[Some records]
⁂

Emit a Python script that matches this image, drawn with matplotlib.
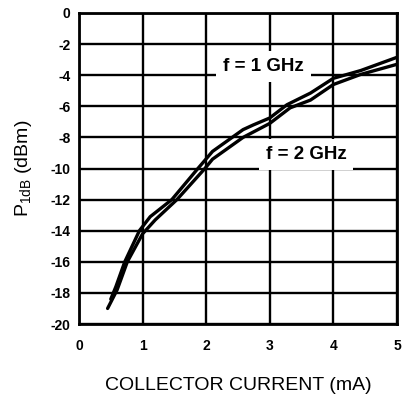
import matplotlib
matplotlib.use("Agg")
import matplotlib.pyplot as plt

plt.rcParams['font.family'] = ['Liberation Sans', 'DejaVu Sans']
plt.rcParams['mathtext.fontset'] = 'custom'
plt.rcParams['mathtext.rm'] = 'Liberation Sans'

# P1dB vs collector current
i_1ghz = [0.50, 0.58, 0.72, 0.95, 1.12, 1.46, 1.87, 2.10, 2.58, 2.74, 3.00, 3.27, 3.64, 4.00, 4.43, 5.00]
p_1ghz = [-18.4, -17.6, -16.0, -14.0, -13.1, -12.0, -10.0, -8.9, -7.5, -7.2, -6.75, -5.9, -5.15, -4.2, -3.7, -2.85]
i_2ghz = [0.45, 0.60, 0.76, 1.00, 1.20, 1.54, 1.98, 2.10, 2.58, 3.00, 3.32, 3.64, 4.00, 4.43, 5.00]
p_2ghz = [-19.0, -17.8, -16.0, -14.2, -13.3, -12.0, -10.0, -9.4, -8.0, -7.1, -6.1, -5.6, -4.6, -3.95, -3.3]

xticks = [0, 1, 2, 3, 4, 5]
yticks = list(range(-20, 1, 2))

fig = plt.figure(figsize=(4.03, 4.0), dpi=100)
ax = fig.add_axes([0.196, 0.19, 0.789, 0.7775])

ax.plot(i_1ghz, p_1ghz, color='black', lw=2.4, solid_capstyle='round', solid_joinstyle='round', zorder=3)
ax.plot(i_2ghz, p_2ghz, color='black', lw=2.4, solid_capstyle='round', solid_joinstyle='round', zorder=3)

ax.set_xlim(0, 5)
ax.set_ylim(-20, 0)
ax.set_xticks(xticks)
ax.set_yticks(yticks)
ax.set_xticklabels([str(t) for t in xticks], fontsize=10, fontweight='bold')
ax.set_yticklabels([str(t) for t in yticks], fontsize=10, fontweight='bold')
ax.tick_params(length=0)
ax.tick_params(axis='x', pad=11)
ax.tick_params(axis='y', pad=6)

ax.grid(True, color='black', lw=1.7)
ax.set_axisbelow(True)
for s in ax.spines.values():
    s.set_linewidth(2.0)

box = dict(facecolor='white', edgecolor='none', pad=5)
ax.text(2.9, -3.45, 'f = 1 GHz', fontsize=13.5, fontweight='bold', ha='center', va='center',
        bbox=box, zorder=4)
ax.text(3.57, -9.1, 'f = 2 GHz', fontsize=13.5, fontweight='bold', ha='center', va='center',
        bbox=box, zorder=4)

ax.set_xlabel('COLLECTOR CURRENT (mA)', fontsize=14, labelpad=17)
ax.set_ylabel(r'P$_{\mathregular{1dB}}$ (dBm)', fontsize=14, labelpad=12)

fig.savefig('out.png', dpi=100)
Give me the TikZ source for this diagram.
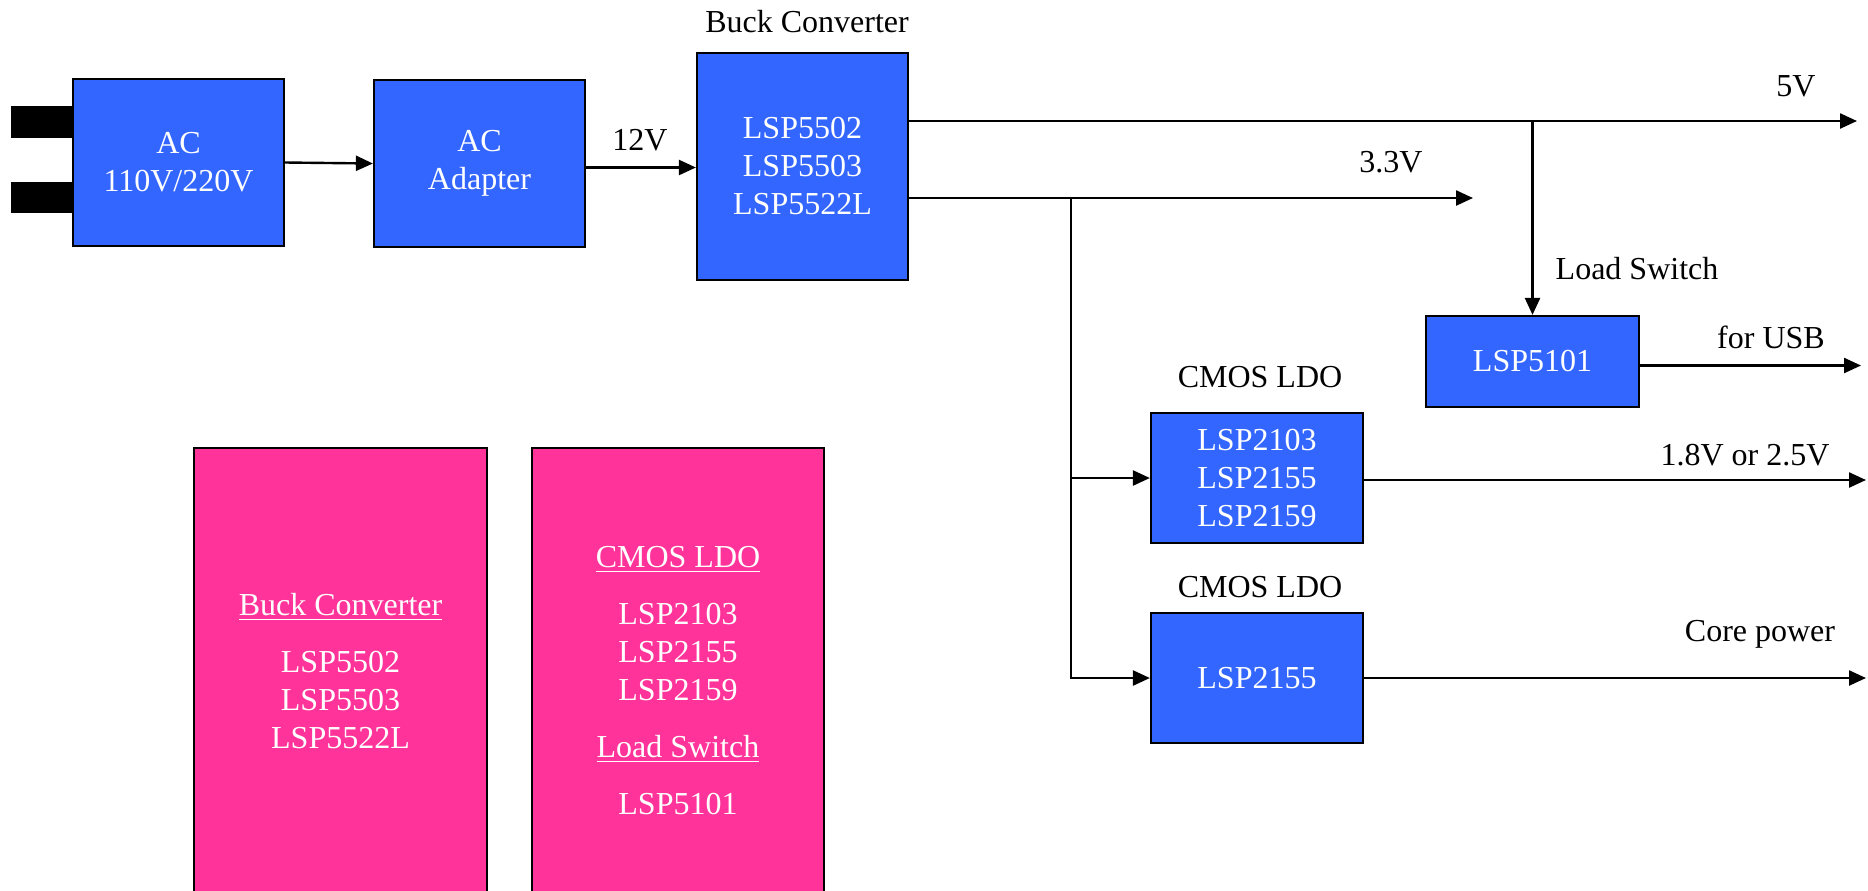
\documentclass[tikz,border=0pt]{standalone}
\usepackage{fontspec}
\setmainfont{Liberation Serif}
\usetikzlibrary{arrows.meta}
\definecolor{boxblue}{RGB}{51,102,255}
\definecolor{boxpink}{RGB}{255,51,153}
\begin{document}
\begin{tikzpicture}[x=0.5pt,y=-0.5pt,blk/.style={shape=rectangle,draw=black,line width=1.1pt,fill=boxblue,text=white,align=center,inner sep=0pt,font=\fontsize{16}{19}\selectfont},pnk/.style={blk,fill=boxpink,line width=0.8pt},lbl/.style={anchor=base,inner sep=0pt,font=\fontsize{16}{19}\selectfont},arr/.style={line width=1.2pt,-{Triangle[length=8.5pt,width=7.5pt]}}]
\useasboundingbox (0,0) rectangle (1868,890);
\clip (0,0) rectangle (1868,890);

\fill[black] (11,106) rectangle (80,138);
\fill[black] (11,182) rectangle (80,213);

\node[blk,minimum width=105.5pt,minimum height=83.5pt] (AC) at (178.5,162.5) {AC\\110V/220V};
\node[blk,minimum width=105.5pt,minimum height=83.5pt] (ADP) at (479.5,163.5) {AC\\Adapter};
\node[blk,minimum width=105.5pt,minimum height=113.5pt] (BUCK) at (802.5,166.5) {LSP5502\\LSP5503\\LSP5522L};
\node[blk,minimum width=106.5pt,minimum height=45.5pt] (LSW) at (1532.5,361.5) {LSP5101};
\node[blk,minimum width=106pt,minimum height=65pt] (LDOa) at (1257,478) {LSP2103\\LSP2155\\LSP2159};
\node[blk,minimum width=106pt,minimum height=65pt] (LDOb) at (1257,678) {LSP2155};

\node[pnk,minimum width=146.5pt,minimum height=223.5pt] (PA) at (340.5,671.5) {\underline{Buck Converter}\\[9.5pt]LSP5502\\LSP5503\\LSP5522L};
\node[pnk,minimum width=146pt,minimum height=233pt] (PB) at (678,681) {\underline{CMOS LDO}\\[9.5pt]LSP2103\\LSP2155\\LSP2159\\[9.5pt]\underline{Load Switch}\\[9.5pt]LSP5101};

\coordinate (v5) at (1857,121);
\coordinate (v33) at (1473,198);
\coordinate (tap) at (1071,198);
\coordinate (vout) at (1866,0);
\coordinate (usb) at (1861,0);

\draw[arr] (AC.east) -- (ADP.west);
\draw[arr] ([yshift=-2pt]ADP.east) -- ([yshift=-2pt]ADP.east -| BUCK.west);
\draw[arr] ([yshift=22.75pt]BUCK.east) -- (v5);
\draw[arr] ([yshift=-15.75pt]BUCK.east) -- (v33);
\draw[arr] (LSW.north |- v5) -- (LSW.north);
\draw[arr] (tap) |- (LDOb.west);
\draw[arr] (tap |- LDOa.west) -- (LDOa.west);
\draw[arr] ([yshift=-2pt]LSW.east) -- ([yshift=-2pt]LSW.east -| usb);
\draw[arr] ([yshift=-1pt]LDOa.east) -- ([yshift=-1pt]LDOa.east -| vout);
\draw[arr] (LDOb.east) -- (LDOb.east -| vout);

\node[lbl] (tBUCK) at (807,32) {Buck Converter};
\node[lbl] (t12) at (640,150) {12V};
\node[lbl] (t5) at (1796,96) {5V};
\node[lbl] (t33) at (1391,172) {3.3V};
\node[lbl] (tLSW) at (1637,279) {Load Switch};
\node[lbl] (tUSB) at (1771,348) {for USB};
\node[lbl] (tLDOa) at (1260,387) {CMOS LDO};
\node[lbl] (tLDOb) at (1260,597) {CMOS LDO};
\node[lbl] (t18) at (1745,465) {1.8V or 2.5V};
\node[lbl] (tCORE) at (1760,641) {Core power};

\end{tikzpicture}
\end{document}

⁂

Exercise requirements = Transcribe the records above exactly as they appear, leaving out any pictures.

Solution for this problem =
Emit a Python script that matches this image, drawn with matplotlib.
import matplotlib
matplotlib.use("Agg")
import matplotlib.pyplot as plt

plt.rcParams['font.family'] = ['Liberation Sans', 'DejaVu Sans']
plt.rcParams['mathtext.fontset'] = 'custom'
plt.rcParams['mathtext.rm'] = 'Liberation Sans'

# P1dB vs collector current
i_1ghz = [0.50, 0.58, 0.72, 0.95, 1.12, 1.46, 1.87, 2.10, 2.58, 2.74, 3.00, 3.27, 3.64, 4.00, 4.43, 5.00]
p_1ghz = [-18.4, -17.6, -16.0, -14.0, -13.1, -12.0, -10.0, -8.9, -7.5, -7.2, -6.75, -5.9, -5.15, -4.2, -3.7, -2.85]
i_2ghz = [0.45, 0.60, 0.76, 1.00, 1.20, 1.54, 1.98, 2.10, 2.58, 3.00, 3.32, 3.64, 4.00, 4.43, 5.00]
p_2ghz = [-19.0, -17.8, -16.0, -14.2, -13.3, -12.0, -10.0, -9.4, -8.0, -7.1, -6.1, -5.6, -4.6, -3.95, -3.3]

xticks = [0, 1, 2, 3, 4, 5]
yticks = list(range(-20, 1, 2))

fig = plt.figure(figsize=(4.03, 4.0), dpi=100)
ax = fig.add_axes([0.196, 0.19, 0.789, 0.7775])

ax.plot(i_1ghz, p_1ghz, color='black', lw=2.4, solid_capstyle='round', solid_joinstyle='round', zorder=3)
ax.plot(i_2ghz, p_2ghz, color='black', lw=2.4, solid_capstyle='round', solid_joinstyle='round', zorder=3)

ax.set_xlim(0, 5)
ax.set_ylim(-20, 0)
ax.set_xticks(xticks)
ax.set_yticks(yticks)
ax.set_xticklabels([str(t) for t in xticks], fontsize=10, fontweight='bold')
ax.set_yticklabels([str(t) for t in yticks], fontsize=10, fontweight='bold')
ax.tick_params(length=0)
ax.tick_params(axis='x', pad=11)
ax.tick_params(axis='y', pad=6)

ax.grid(True, color='black', lw=1.7)
ax.set_axisbelow(True)
for s in ax.spines.values():
    s.set_linewidth(2.0)

box = dict(facecolor='white', edgecolor='none', pad=5)
ax.text(2.9, -3.45, 'f = 1 GHz', fontsize=13.5, fontweight='bold', ha='center', va='center',
        bbox=box, zorder=4)
ax.text(3.57, -9.1, 'f = 2 GHz', fontsize=13.5, fontweight='bold', ha='center', va='center',
        bbox=box, zorder=4)

ax.set_xlabel('COLLECTOR CURRENT (mA)', fontsize=14, labelpad=17)
ax.set_ylabel(r'P$_{\mathregular{1dB}}$ (dBm)', fontsize=14, labelpad=12)

fig.savefig('out.png', dpi=100)
Give me the TikZ source for this diagram.
\documentclass[tikz,border=0pt]{standalone}
\usepackage{fontspec}
\setmainfont{Liberation Serif}
\usetikzlibrary{arrows.meta}
\definecolor{boxblue}{RGB}{51,102,255}
\definecolor{boxpink}{RGB}{255,51,153}
\begin{document}
\begin{tikzpicture}[x=0.5pt,y=-0.5pt,blk/.style={shape=rectangle,draw=black,line width=1.1pt,fill=boxblue,text=white,align=center,inner sep=0pt,font=\fontsize{16}{19}\selectfont},pnk/.style={blk,fill=boxpink,line width=0.8pt},lbl/.style={anchor=base,inner sep=0pt,font=\fontsize{16}{19}\selectfont},arr/.style={line width=1.2pt,-{Triangle[length=8.5pt,width=7.5pt]}}]
\useasboundingbox (0,0) rectangle (1868,890);
\clip (0,0) rectangle (1868,890);

\fill[black] (11,106) rectangle (80,138);
\fill[black] (11,182) rectangle (80,213);

\node[blk,minimum width=105.5pt,minimum height=83.5pt] (AC) at (178.5,162.5) {AC\\110V/220V};
\node[blk,minimum width=105.5pt,minimum height=83.5pt] (ADP) at (479.5,163.5) {AC\\Adapter};
\node[blk,minimum width=105.5pt,minimum height=113.5pt] (BUCK) at (802.5,166.5) {LSP5502\\LSP5503\\LSP5522L};
\node[blk,minimum width=106.5pt,minimum height=45.5pt] (LSW) at (1532.5,361.5) {LSP5101};
\node[blk,minimum width=106pt,minimum height=65pt] (LDOa) at (1257,478) {LSP2103\\LSP2155\\LSP2159};
\node[blk,minimum width=106pt,minimum height=65pt] (LDOb) at (1257,678) {LSP2155};

\node[pnk,minimum width=146.5pt,minimum height=223.5pt] (PA) at (340.5,671.5) {\underline{Buck Converter}\\[9.5pt]LSP5502\\LSP5503\\LSP5522L};
\node[pnk,minimum width=146pt,minimum height=233pt] (PB) at (678,681) {\underline{CMOS LDO}\\[9.5pt]LSP2103\\LSP2155\\LSP2159\\[9.5pt]\underline{Load Switch}\\[9.5pt]LSP5101};

\coordinate (v5) at (1857,121);
\coordinate (v33) at (1473,198);
\coordinate (tap) at (1071,198);
\coordinate (vout) at (1866,0);
\coordinate (usb) at (1861,0);

\draw[arr] (AC.east) -- (ADP.west);
\draw[arr] ([yshift=-2pt]ADP.east) -- ([yshift=-2pt]ADP.east -| BUCK.west);
\draw[arr] ([yshift=22.75pt]BUCK.east) -- (v5);
\draw[arr] ([yshift=-15.75pt]BUCK.east) -- (v33);
\draw[arr] (LSW.north |- v5) -- (LSW.north);
\draw[arr] (tap) |- (LDOb.west);
\draw[arr] (tap |- LDOa.west) -- (LDOa.west);
\draw[arr] ([yshift=-2pt]LSW.east) -- ([yshift=-2pt]LSW.east -| usb);
\draw[arr] ([yshift=-1pt]LDOa.east) -- ([yshift=-1pt]LDOa.east -| vout);
\draw[arr] (LDOb.east) -- (LDOb.east -| vout);

\node[lbl] (tBUCK) at (807,32) {Buck Converter};
\node[lbl] (t12) at (640,150) {12V};
\node[lbl] (t5) at (1796,96) {5V};
\node[lbl] (t33) at (1391,172) {3.3V};
\node[lbl] (tLSW) at (1637,279) {Load Switch};
\node[lbl] (tUSB) at (1771,348) {for USB};
\node[lbl] (tLDOa) at (1260,387) {CMOS LDO};
\node[lbl] (tLDOb) at (1260,597) {CMOS LDO};
\node[lbl] (t18) at (1745,465) {1.8V or 2.5V};
\node[lbl] (tCORE) at (1760,641) {Core power};

\end{tikzpicture}
\end{document}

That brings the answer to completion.